Just 12 months ago, pundits were rushing to declare the PC’s death, and wielding word shovels to bury Computex—the premier PC industry trade show—alongside it. There was valid reason for concern! PC sales haven’t exactly been exploding recently. Big-name PC vendors like Acer and Asus spent almost more time showing off smartwatches and smart home gear than actual computers at Computex 2015. Intel and Microsoft’s CEOs didn’t even bother showing up.
But rumors of the PC’s demise were greatly exaggerated. Computex 2016 was overflowing with all sorts of wild and powerful PC gear, as the industry pushed out next-generation hardware and form factors the likes of which haven’t been seen in years. The PC is back, baby.
I’m not dead!
The PC’s resurgence can be chalked up to a few major reasons. Let’s get the boring one out of the way first.

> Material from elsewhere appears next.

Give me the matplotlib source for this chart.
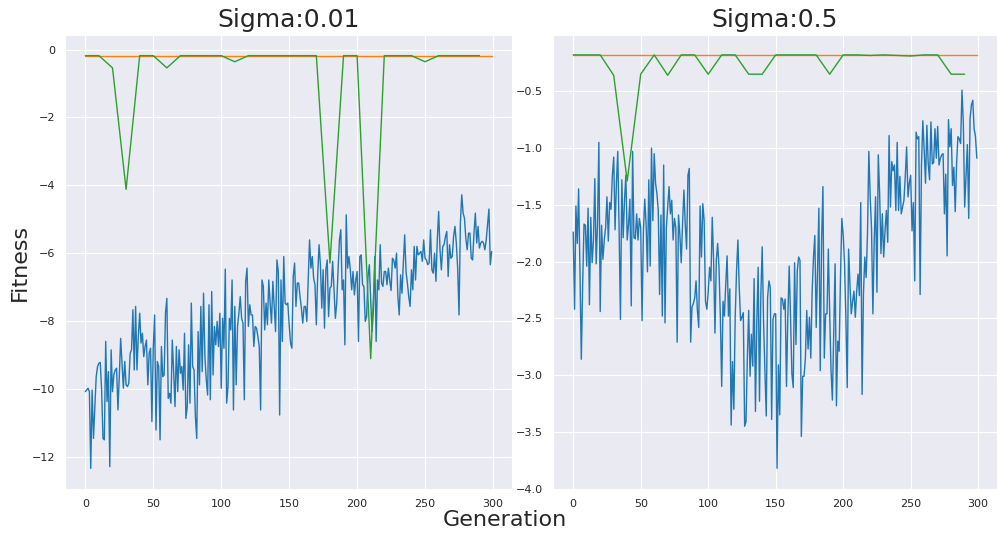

Over the past 12 months, it’s increasingly become obvious that we’re indeed living in a PC-plus era, rather than the post-PC world that so many pundits were keen to push. Sure, PC sales still aren’t growing, while the duration that people hold onto their existing PCs keeps getting longer. But that makes sense: Between Moore’s Law’s decline, the reality of our new multi-device existence, and the high price of PCs, computers have essentially become appliances for most people now.
Here’s the thing, though: Tablet sales are dropping too. So is smartphone growth, especially in first-world countries where market saturation and the death of subsidized plans are beginning to set in. The world’s settling into a new technological equilibrium.
The one bright spot in all this industry doom and gloom? High-end PC hardware, where enthusiasts are still spending cash hand over fist. While the overall computer industry is in decline, gaming PC shipments keep growing at a healthy 26 percent clip, and for a damned good reason.
My god, it’s full of stars
After years of incremental upgrades, all sorts of PC hardware are suddenly pushing towards the future, all at once.
The long-awaited birth of consumer virtual reality sparked a lot of the excitement. The industry’s still grappling with what’s possible with VR, and basically throwing stuff at the wall to see what sticks. But beyond the sheer novelty of exploring virtual worlds, the HTC Vive and Oculus Rift demand a hell of a lot of computing power. You can’t even start to consider building a VR-ready rig unless you’re willing to spend at least $350 on a graphics card, and $1,000 or more on your entire system build, not even counting the cost of the headset itself.